When Raymond Soden pleaded no contest to soliciting a 13-year-old on Facebook, the 67-year-old man admitted to knowing the girl’s age when he began messaging her. Still, he offered her money for nude photographs and sexual acts.
But when a Kansas judge sentenced Soden in December, the official said that the 13-year-old and another girl, age 14, were “more an aggressor than a participant,” according to court transcripts cited by The Kansas City Star and NBC News.
“I think that a 13-year-old who offered what she offered for money is certainly an aggressor, particularly since she’s the one that had to travel to Mr. Soden,” said Leavenworth County District Judge Michael Gibbens, per the Star.
The judge sentenced Soden to five years, 10 months in prison – eight years less than what’s called for in the state’s sentencing guidelines.
Departing from those guidelines requires “substantial and compelling reasons” under law, the newspaper reported. Among Gibbens’ reasons: The teens voluntarily went to Soden’s house and took money for sexual favors, he said.
The judge also questioned whether the girls suffered significant harm since they did not appear at Soden’s sentencing.

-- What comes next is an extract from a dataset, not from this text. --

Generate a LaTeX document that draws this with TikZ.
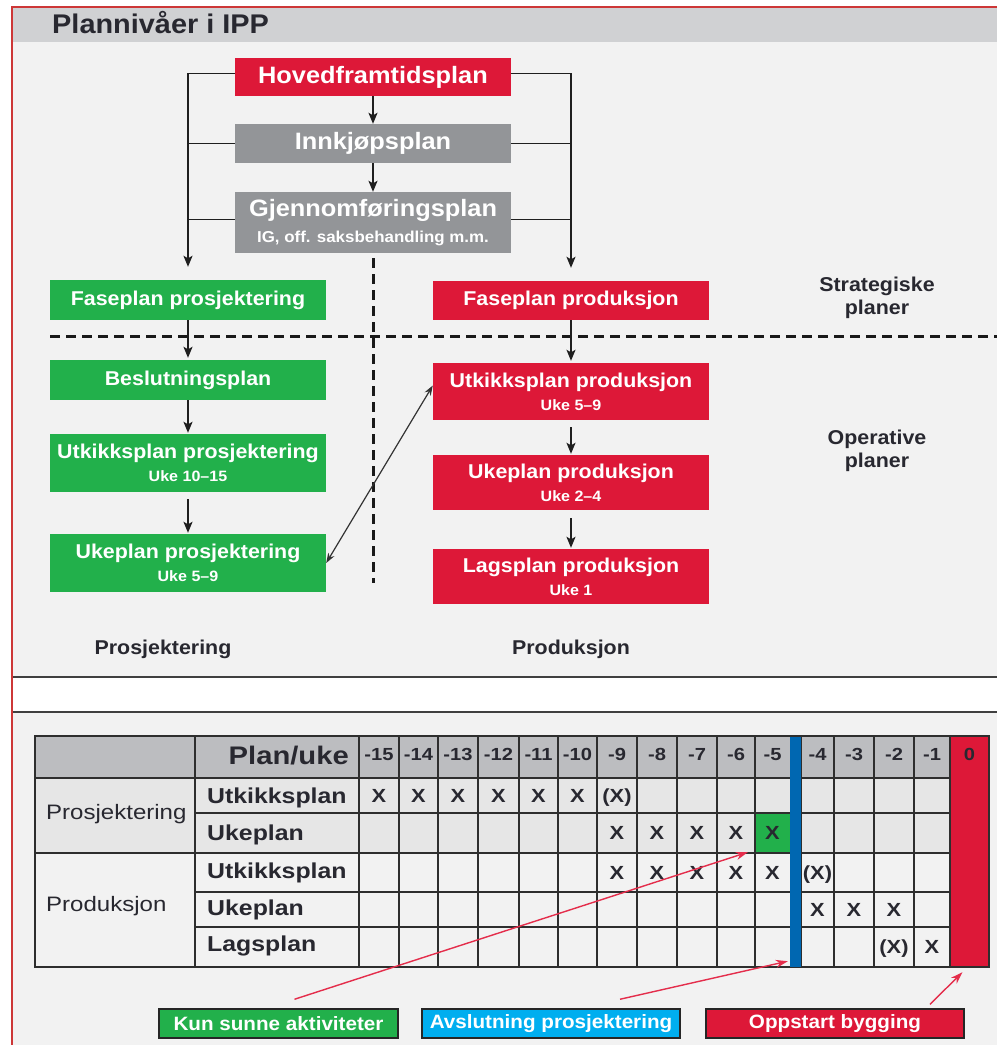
\documentclass[tikz,border=0pt]{standalone}
\usepackage{fontspec}
\setmainfont{Liberation Sans}[FakeStretch=1.07]
\newfontfamily\tabfont{Liberation Sans}[FakeStretch=1.15]
\usetikzlibrary{arrows.meta,calc}

\definecolor{ippred}{RGB}{221,24,56}
\definecolor{ippgreen}{RGB}{34,176,75}
\definecolor{ippgray}{RGB}{147,149,152}
\definecolor{barGray}{RGB}{208,209,211}
\definecolor{paper}{RGB}{242,242,242}
\definecolor{headGray}{RGB}{188,189,192}
\definecolor{rowGray}{RGB}{230,230,230}
\definecolor{ippblue}{RGB}{0,103,177}
\definecolor{ippcyan}{RGB}{0,174,239}
\definecolor{txtdark}{RGB}{40,40,48}
\definecolor{frameRed}{RGB}{205,55,55}
\definecolor{ptred}{RGB}{228,45,75}

\newcommand\ukeline[1]{{\fontsize{15}{17}\selectfont #1}}

\begin{document}
\begin{tikzpicture}[x=1pt,y=-1pt,
  plan/.style={rectangle, inner sep=0pt, minimum width=276pt, text=white, align=center,
    font=\bfseries\fontsize{20}{22}\selectfont},
  bigplan/.style={plan, font=\bfseries\fontsize{23.7}{26}\selectfont},
  flow/.style={draw=black!88, line width=1.6pt, -{Stealth[length=11pt,width=9pt,inset=2.5pt]}},
  bus/.style={draw=black!88, line width=1.6pt},
  divider/.style={draw=black!90, line width=3pt, dash pattern=on 10pt off 6pt},
  link/.style={draw=black!80, line width=1.2pt,
    {Stealth[length=10pt,width=7pt]}-{Stealth[length=10pt,width=7pt]}},
  note/.style={text=txtdark, inner sep=0pt, align=center, font=\bfseries\fontsize{20}{23}\selectfont},
  rule/.style={draw=black!75, line width=1.6pt},
  grid/.style={draw=black!82, line width=1.8pt},
  wk/.style={text=txtdark, inner sep=0pt, font=\tabfont\bfseries\fontsize{17.5}{20}\selectfont},
  mk/.style={wk, font=\tabfont\bfseries\fontsize{19}{21}\selectfont},
  rowlab/.style={text=txtdark, inner sep=0pt, anchor=base west,
    font=\tabfont\bfseries\fontsize{21.6}{24}\selectfont},
  grplab/.style={text=txtdark, inner sep=0pt, anchor=base west,
    font=\tabfont\fontsize{20.9}{24}\selectfont},
  legend/.style={draw=black!85, line width=1.5pt, minimum width=258pt, minimum height=29pt,
    inner sep=0pt, text=white, font=\bfseries\fontsize{19.3}{21}\selectfont},
  pointer/.style={draw=ptred, line width=1.4pt, -{Stealth[length=12pt,width=8pt]}}
]
\useasboundingbox (0,0) rectangle (997,1045);

% page, panels and frame
\fill[white] (0,0) rectangle (997,1045);
\fill[paper] (12,42) rectangle (997,677);
\fill[paper] (12,712) rectangle (997,1045);
\fill[barGray] (12,7) rectangle (997,42);
\draw[rule] (12,677) -- (997,677);
\draw[rule] (12,712) -- (997,712);
\draw[frameRed, line width=1.5pt] (997,7) -- (12,7) -- (12,1045);
\node[anchor=base west, inner sep=0pt, text=txtdark,
  font=\bfseries\fontsize{27}{30}\selectfont] (title) at (52,33) {Plannivåer i IPP};

% plan hierarchy
\node[bigplan, fill=ippred, minimum height=38pt] (hfp) at (373,77) {Hovedframtidsplan};
\node[bigplan, fill=ippgray, minimum height=39pt] (innk) at (373,143.5) {Innkjøpsplan};
\node[bigplan, fill=ippgray, minimum height=61pt] (gjf) at (373,222.5)
  {Gjennomføringsplan\\{\fontsize{15.8}{17}\selectfont IG, off. saksbehandling m.m.}};

\node[plan, fill=ippgreen, minimum height=40pt] (fpp) at (188,300) {Faseplan prosjektering};
\node[plan, fill=ippred, minimum height=39pt] (fpr) at (571,300.5) {Faseplan produksjon};
\node[plan, fill=ippgreen, minimum height=40pt] (bes) at (188,380) {Beslutningsplan};
\node[plan, fill=ippgreen, minimum height=58pt] (ukp) at (188,463)
  {Utkikksplan prosjektering\\[1pt]\ukeline{Uke 10–15}};
\node[plan, fill=ippgreen, minimum height=58pt] (wkp) at (188,563)
  {Ukeplan prosjektering\\[1pt]\ukeline{Uke 5–9}};
\node[plan, fill=ippred, minimum height=57pt] (ukr) at (571,391.5)
  {Utkikksplan produksjon\\[1pt]\ukeline{Uke 5–9}};
\node[plan, fill=ippred, minimum height=55pt] (wkr) at (571,482.5)
  {Ukeplan produksjon\\[1pt]\ukeline{Uke 2–4}};
\node[plan, fill=ippred, minimum height=55pt] (lgr) at (571,576.5)
  {Lagsplan produksjon\\[1pt]\ukeline{Uke 1}};

% dividers between strategic/operative and design/production
\coordinate (divL) at (50,336);
\coordinate (divR) at (997,336);
\coordinate (divB) at (373,583);
\draw[divider] (divL) -- (divR);
\draw[divider] ([yshift=-5pt]gjf.south) -- (divB);

% connectors
\draw[flow] (hfp) -- (innk);
\draw[flow] (innk) -- (gjf);
\draw[flow, shorten >=13pt] ([yshift=3.5pt]hfp.west) -| (fpp.north);
\draw[flow, shorten >=13pt] ([yshift=3.5pt]hfp.east) -| (fpr.north);
\draw[bus] (innk.west) -- (innk.west -| fpp.north);
\draw[bus] (innk.east) -- (innk.east -| fpr.north);
\draw[bus] ([yshift=3pt]gjf.west) -- ([yshift=3pt]gjf.west -| fpp.north);
\draw[bus] ([yshift=3pt]gjf.east) -- ([yshift=3pt]gjf.east -| fpr.north);
\draw[flow, shorten >=2pt] (fpp) -- (bes);
\draw[flow, shorten >=1pt] (bes) -- (ukp);
\draw[flow, shorten <=7pt, shorten >=1pt] (ukp) -- (wkp);
\draw[flow, shorten >=2pt] (fpr) -- (ukr);
\draw[flow, shorten <=7pt, shorten >=1pt] (ukr) -- (wkr);
\draw[flow, shorten <=8pt, shorten >=1pt] (wkr) -- (lgr);
\draw[link] (wkp.east) -- ([yshift=6pt]ukr.west);

% side and column notes
\node[note] (strat) at (877,298) {Strategiske\\planer};
\node[note] (oper) at (877,451) {Operative\\planer};
\node[note] (colP) at (163,649) {Prosjektering};
\node[note] (colR) at (571,649) {Produksjon};

% schedule table: fills
\fill[headGray] (35,736) rectangle (950,778);
\fill[rowGray] (35,778) rectangle (950,853);
\node[fill=ippred, inner sep=0pt, minimum width=39pt, minimum height=231pt] (zero) at (969.5,851.5) {};
\node[fill=ippgreen, inner sep=0pt, minimum width=35pt, minimum height=40pt] (gcell) at (772.5,833) {};

% schedule table: grid
\foreach \y in {778,853} \draw[grid] (35,\y) -- (950,\y);
\foreach \y in {813,892,927} \draw[grid] (195,\y) -- (950,\y);
\foreach \x in {195,359,399,438,478,519,558,597,637,677,717,755,801,834,874,914,950}
  \draw[grid] (\x,736) -- (\x,967);
\draw[grid] (35,736) rectangle (989,967);
\node[fill=ippblue, inner sep=0pt, minimum width=11pt, minimum height=230pt] (blue) at (795.5,852) {};

% schedule table: headings
\node[text=txtdark, inner sep=0pt, anchor=base east,
  font=\tabfont\bfseries\fontsize{25.4}{28}\selectfont] (planuke) at (349,764) {Plan/uke};
\foreach \lab/\xl/\xr [count=\i] in {-15/359/399,-14/399/438,-13/438/478,-12/478/519,
    -11/519/558,-10/558/597,-9/597/637,-8/637/677,-7/677/717,-6/717/755,-5/755/790,
    -4/801/834,-3/834/874,-2/874/914,-1/914/950,0/950/989}
{
  \coordinate (col\i) at ({(\xl+\xr)/2},0);
  \node[wk, anchor=base] (wk\i) at ({(\xl+\xr)/2},760) {\lab};
}

% row baselines
\coordinate (row1) at (0,802);
\coordinate (row2) at (0,839.5);
\coordinate (row3) at (0,879);
\coordinate (row4) at (0,916);
\coordinate (row5) at (0,953.5);

\node[grplab] (gP) at (46,819) {Prosjektering};
\node[grplab] (gR) at (46,911) {Produksjon};
\node[rowlab] (r1) at (207,803) {Utkikksplan};
\node[rowlab] (r2) at (207,840) {Ukeplan};
\node[rowlab] (r3) at (207,878) {Utkikksplan};
\node[rowlab] (r4) at (207,915) {Ukeplan};
\node[rowlab] (r5) at (207,951) {Lagsplan};

% schedule marks
\foreach \c/\r/\m in {1/1/X,2/1/X,3/1/X,4/1/X,5/1/X,6/1/X,7/1/{(X)},
    7/2/X,8/2/X,9/2/X,10/2/X,11/2/X,
    7/3/X,8/3/X,9/3/X,10/3/X,11/3/X,12/3/{(X)},
    12/4/X,13/4/X,14/4/X,
    14/5/{(X)},15/5/X}
  \node[mk, anchor=base] (mark-\c-\r) at (col\c |- row\r) {\m};

% legend
\node[legend, fill=ippgreen, minimum width=239pt] (kun) at (278.5,1023.5) {Kun sunne aktiviteter};
\node[legend, fill=ippcyan] (avs) at (551,1023.5) {Avslutning prosjektering};
\node[legend, fill=ippred] (opp) at (835,1023.5) {Oppstart bygging};

\draw[pointer] ([xshift=16pt,yshift=9pt]kun.north) -- ([xshift=-7pt,yshift=1pt]gcell.south west);
\draw[pointer] ([xshift=69pt,yshift=9pt]avs.north) -- ([xshift=-2pt,yshift=6pt]blue.south west);
\draw[pointer] ([xshift=95pt,yshift=4pt]opp.north) -- ([xshift=-7pt,yshift=-5pt]zero.south);
\end{tikzpicture}
\end{document}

Gibbens also said he was “pretty familiar” with the girls and believed they possibly could have set Soden up to be robbed, per the Star, which reported Soden was found guilty of electronic solicitation, a felony, in August.
USA TODAY has reached out to Gibbens for comment.

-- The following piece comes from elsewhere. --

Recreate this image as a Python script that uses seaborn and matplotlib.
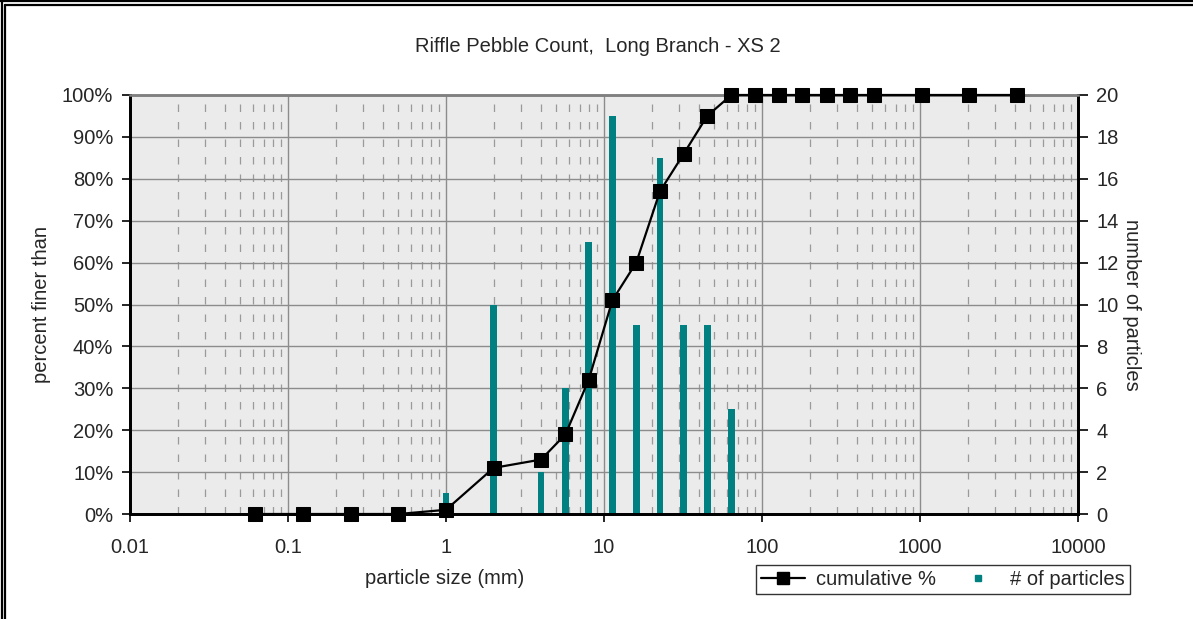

Michelle Herman, CEO of a Kansas-based child advocacy center called Sunflower House, said Soden should be held responsible.
“It doesn’t matter what the girls did or didn’t do, he is still the adult and nobody deserves to be taken advantage of sexually,” she said.
Soden had prior convictions for battery and for sexual battery, Leavenworth County Attorney Todd Thompson said in a news release last year.
Thompson told NBC News this week that prosecutors are considering appealing the sentencing, questioning whether the judge provided “substantial, compelling” reasons for the lesser sentence.
Thirteen- and 14-year-olds can’t consent to sexual relations under Kansas law, Thompson told the network.